»»
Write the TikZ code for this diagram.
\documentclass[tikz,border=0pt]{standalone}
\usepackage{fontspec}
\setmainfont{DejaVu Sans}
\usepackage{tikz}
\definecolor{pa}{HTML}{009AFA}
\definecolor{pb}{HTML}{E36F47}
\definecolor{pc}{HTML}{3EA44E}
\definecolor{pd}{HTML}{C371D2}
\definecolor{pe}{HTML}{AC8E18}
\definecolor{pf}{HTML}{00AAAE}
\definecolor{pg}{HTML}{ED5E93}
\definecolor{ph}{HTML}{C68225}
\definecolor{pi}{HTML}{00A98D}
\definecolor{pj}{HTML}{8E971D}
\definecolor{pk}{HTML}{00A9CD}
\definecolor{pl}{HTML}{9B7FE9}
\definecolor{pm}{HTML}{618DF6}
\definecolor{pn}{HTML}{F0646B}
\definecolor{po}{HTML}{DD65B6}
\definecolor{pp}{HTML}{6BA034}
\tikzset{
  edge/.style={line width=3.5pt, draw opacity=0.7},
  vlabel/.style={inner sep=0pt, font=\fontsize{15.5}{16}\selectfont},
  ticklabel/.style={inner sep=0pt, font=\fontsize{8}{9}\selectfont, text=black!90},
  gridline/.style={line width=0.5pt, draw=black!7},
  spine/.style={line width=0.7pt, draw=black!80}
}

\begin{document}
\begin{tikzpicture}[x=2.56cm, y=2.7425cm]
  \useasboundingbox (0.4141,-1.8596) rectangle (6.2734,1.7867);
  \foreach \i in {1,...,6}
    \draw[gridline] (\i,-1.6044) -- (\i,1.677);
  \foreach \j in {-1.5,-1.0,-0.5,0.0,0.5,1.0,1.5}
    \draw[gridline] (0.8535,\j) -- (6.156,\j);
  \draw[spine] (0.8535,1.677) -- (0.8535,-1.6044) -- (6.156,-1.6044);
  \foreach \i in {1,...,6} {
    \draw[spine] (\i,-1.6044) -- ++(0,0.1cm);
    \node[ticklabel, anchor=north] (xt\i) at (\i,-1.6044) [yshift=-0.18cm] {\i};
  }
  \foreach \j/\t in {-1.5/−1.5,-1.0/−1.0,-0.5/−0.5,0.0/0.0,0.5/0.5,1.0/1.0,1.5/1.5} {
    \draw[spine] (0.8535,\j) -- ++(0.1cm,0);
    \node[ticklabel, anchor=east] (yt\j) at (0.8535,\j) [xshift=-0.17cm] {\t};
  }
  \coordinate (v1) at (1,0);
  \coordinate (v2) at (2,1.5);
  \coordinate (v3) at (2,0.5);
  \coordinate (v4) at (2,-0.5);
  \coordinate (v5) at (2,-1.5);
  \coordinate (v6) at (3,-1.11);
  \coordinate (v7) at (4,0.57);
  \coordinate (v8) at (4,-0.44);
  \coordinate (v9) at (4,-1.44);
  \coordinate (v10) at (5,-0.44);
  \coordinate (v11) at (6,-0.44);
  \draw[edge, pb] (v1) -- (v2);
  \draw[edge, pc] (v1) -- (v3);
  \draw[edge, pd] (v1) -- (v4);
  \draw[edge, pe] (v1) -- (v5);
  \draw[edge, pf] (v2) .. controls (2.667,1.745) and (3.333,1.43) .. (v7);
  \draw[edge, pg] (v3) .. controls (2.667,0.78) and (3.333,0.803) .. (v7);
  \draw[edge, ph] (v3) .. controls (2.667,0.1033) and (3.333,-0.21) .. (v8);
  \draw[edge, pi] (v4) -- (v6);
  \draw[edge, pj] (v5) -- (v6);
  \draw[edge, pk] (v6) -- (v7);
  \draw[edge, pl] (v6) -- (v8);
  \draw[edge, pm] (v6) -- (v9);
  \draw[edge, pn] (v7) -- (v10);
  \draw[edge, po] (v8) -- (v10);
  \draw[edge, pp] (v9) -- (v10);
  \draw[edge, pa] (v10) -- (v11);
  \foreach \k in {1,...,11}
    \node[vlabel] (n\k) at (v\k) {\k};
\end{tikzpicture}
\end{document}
««
»»
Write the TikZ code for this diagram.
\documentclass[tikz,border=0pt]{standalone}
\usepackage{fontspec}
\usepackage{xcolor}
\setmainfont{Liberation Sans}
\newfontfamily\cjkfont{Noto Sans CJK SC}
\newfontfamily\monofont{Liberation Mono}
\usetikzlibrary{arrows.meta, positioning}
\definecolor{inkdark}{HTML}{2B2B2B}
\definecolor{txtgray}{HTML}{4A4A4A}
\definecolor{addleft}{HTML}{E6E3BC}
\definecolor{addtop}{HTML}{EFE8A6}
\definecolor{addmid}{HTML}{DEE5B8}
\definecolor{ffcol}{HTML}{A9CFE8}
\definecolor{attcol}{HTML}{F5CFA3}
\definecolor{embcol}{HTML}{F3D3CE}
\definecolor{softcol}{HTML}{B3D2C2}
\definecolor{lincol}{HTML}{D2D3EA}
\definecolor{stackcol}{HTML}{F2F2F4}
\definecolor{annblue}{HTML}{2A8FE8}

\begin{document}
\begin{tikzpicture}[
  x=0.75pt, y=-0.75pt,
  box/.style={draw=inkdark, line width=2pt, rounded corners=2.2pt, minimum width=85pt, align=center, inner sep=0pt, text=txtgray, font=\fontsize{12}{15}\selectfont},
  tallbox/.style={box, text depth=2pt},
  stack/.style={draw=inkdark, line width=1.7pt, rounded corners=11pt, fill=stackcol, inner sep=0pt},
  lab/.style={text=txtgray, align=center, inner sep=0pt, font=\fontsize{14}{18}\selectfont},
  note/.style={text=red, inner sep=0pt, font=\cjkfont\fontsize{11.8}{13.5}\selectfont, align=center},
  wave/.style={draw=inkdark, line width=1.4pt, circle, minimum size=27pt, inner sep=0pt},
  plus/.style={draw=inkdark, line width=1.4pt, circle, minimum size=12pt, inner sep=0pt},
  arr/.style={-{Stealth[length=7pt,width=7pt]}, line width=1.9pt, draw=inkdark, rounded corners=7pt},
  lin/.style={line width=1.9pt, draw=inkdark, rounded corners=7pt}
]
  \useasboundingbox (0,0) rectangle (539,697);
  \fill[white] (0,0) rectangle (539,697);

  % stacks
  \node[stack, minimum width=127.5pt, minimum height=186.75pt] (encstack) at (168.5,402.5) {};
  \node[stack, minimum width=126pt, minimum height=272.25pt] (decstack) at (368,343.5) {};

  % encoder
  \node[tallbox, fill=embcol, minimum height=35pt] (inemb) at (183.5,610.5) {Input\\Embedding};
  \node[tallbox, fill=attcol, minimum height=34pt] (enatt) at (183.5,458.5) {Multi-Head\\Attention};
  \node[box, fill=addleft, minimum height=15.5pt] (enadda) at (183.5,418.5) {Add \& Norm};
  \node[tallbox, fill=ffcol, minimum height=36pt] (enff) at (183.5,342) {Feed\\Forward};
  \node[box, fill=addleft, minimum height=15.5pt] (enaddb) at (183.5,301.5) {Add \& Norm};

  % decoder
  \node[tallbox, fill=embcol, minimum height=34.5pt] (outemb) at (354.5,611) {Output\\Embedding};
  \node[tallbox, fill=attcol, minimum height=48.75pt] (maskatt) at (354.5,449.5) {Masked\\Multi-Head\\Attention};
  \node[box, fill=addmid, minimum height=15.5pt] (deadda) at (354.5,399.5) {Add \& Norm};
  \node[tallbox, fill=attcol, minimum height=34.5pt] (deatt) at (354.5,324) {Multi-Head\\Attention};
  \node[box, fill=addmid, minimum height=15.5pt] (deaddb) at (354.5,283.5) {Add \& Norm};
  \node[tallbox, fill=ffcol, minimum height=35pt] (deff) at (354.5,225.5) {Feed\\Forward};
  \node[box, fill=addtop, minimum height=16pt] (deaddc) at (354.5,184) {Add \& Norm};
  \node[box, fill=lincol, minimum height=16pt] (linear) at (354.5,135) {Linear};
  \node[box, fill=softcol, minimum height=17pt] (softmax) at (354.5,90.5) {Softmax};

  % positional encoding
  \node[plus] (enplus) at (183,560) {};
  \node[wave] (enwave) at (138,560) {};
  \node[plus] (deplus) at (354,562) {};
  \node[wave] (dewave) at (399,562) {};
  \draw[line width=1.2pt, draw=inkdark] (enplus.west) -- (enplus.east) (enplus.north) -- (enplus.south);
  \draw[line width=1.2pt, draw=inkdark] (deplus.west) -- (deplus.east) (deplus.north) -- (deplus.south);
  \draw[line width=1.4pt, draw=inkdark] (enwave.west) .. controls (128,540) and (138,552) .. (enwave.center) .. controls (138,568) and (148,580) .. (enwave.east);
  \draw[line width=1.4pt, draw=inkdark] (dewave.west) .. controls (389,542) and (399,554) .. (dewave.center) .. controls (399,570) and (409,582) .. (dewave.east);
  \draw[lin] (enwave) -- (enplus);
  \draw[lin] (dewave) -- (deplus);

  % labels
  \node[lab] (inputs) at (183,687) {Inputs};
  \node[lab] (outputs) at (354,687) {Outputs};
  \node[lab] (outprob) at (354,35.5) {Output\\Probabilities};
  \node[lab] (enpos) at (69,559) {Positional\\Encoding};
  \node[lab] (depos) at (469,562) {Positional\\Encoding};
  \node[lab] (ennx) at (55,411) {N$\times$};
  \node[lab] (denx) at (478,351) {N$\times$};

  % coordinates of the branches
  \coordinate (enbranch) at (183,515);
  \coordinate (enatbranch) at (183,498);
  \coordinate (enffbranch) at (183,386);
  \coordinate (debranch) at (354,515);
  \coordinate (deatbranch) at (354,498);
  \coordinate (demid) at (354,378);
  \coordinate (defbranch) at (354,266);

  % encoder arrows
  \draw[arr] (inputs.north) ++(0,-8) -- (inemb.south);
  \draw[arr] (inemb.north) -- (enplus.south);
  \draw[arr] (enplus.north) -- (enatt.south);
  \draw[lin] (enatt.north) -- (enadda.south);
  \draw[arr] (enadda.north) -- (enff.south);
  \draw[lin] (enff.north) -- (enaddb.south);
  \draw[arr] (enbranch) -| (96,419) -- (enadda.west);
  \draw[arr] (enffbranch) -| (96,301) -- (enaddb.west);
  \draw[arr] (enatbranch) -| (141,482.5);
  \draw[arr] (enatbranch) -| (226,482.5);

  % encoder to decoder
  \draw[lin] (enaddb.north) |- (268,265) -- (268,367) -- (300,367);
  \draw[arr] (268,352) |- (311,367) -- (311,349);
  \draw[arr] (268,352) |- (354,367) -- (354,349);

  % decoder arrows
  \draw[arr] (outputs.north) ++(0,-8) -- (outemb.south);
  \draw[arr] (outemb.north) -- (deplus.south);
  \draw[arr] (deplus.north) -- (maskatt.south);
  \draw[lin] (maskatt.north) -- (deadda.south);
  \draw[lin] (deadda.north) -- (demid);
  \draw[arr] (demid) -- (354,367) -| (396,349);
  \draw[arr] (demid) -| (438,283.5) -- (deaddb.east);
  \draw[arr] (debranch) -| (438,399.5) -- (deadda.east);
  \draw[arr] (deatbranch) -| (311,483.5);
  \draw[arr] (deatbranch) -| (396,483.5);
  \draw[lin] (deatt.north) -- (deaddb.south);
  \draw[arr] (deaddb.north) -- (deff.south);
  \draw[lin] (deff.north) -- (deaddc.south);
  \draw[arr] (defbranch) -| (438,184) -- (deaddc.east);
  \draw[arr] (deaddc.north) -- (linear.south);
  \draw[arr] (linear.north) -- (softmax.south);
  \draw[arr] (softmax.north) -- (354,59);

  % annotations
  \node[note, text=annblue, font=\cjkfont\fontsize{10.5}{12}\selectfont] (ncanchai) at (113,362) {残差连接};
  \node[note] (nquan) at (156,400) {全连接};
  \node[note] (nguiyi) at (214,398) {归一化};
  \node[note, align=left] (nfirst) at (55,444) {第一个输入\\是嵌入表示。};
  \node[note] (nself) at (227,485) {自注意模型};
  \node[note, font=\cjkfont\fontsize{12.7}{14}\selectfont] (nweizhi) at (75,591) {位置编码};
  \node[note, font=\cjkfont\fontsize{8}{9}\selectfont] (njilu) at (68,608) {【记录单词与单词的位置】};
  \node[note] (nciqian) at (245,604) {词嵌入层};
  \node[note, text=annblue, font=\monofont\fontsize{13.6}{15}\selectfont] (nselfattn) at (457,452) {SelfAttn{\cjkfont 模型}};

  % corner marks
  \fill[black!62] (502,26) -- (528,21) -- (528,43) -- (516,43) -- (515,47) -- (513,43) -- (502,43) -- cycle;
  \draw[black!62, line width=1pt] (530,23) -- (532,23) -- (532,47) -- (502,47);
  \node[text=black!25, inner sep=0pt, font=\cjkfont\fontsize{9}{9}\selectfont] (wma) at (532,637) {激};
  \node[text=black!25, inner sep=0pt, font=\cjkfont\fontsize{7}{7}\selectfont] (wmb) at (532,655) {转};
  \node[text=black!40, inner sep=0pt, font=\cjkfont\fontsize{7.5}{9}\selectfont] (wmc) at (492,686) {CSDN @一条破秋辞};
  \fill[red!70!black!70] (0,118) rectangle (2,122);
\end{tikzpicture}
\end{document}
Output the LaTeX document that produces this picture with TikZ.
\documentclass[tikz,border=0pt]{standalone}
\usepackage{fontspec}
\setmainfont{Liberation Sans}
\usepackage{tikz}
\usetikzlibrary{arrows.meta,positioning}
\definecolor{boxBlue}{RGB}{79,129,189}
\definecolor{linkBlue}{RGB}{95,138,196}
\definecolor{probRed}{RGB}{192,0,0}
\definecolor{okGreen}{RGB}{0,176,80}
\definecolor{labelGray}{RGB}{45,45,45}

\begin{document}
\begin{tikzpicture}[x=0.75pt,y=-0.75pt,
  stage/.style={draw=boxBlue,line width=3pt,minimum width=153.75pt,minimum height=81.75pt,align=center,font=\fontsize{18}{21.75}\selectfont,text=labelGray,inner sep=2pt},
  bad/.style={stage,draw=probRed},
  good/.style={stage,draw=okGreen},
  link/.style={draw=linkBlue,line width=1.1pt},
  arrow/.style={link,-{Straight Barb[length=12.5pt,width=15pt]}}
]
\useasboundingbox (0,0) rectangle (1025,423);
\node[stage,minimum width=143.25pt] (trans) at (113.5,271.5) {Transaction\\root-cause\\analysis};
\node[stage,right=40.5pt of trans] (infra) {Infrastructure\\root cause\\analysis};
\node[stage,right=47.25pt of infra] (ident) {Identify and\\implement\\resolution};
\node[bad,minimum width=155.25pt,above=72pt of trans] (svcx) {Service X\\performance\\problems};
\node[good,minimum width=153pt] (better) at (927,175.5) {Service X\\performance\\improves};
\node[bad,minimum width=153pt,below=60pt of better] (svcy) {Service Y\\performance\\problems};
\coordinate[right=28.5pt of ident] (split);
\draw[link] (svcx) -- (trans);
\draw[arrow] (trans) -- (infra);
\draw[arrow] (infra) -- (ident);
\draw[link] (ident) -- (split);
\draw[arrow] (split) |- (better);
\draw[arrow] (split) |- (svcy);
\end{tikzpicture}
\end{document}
««
»»
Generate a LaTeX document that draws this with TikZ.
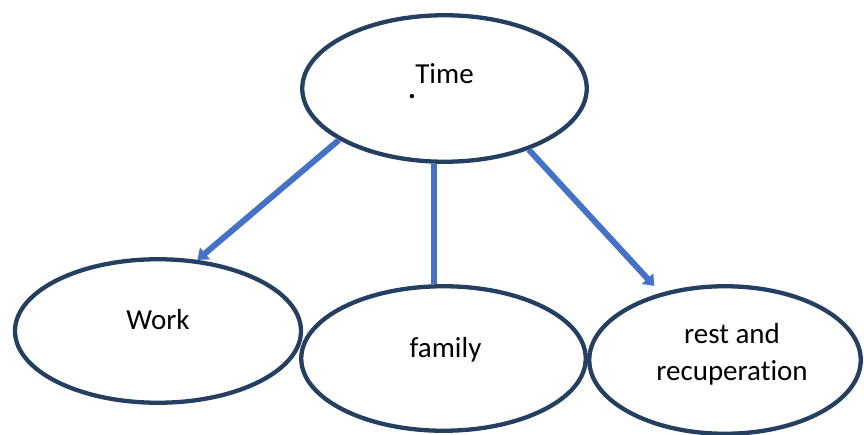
««
▶ **Task brief**
In the entries above, identify each line that includes the string "LaTeX", then copy it.

▶ **Solution to the problem**
Output the LaTeX document that produces this picture with TikZ.
Generate a LaTeX document that draws this with TikZ.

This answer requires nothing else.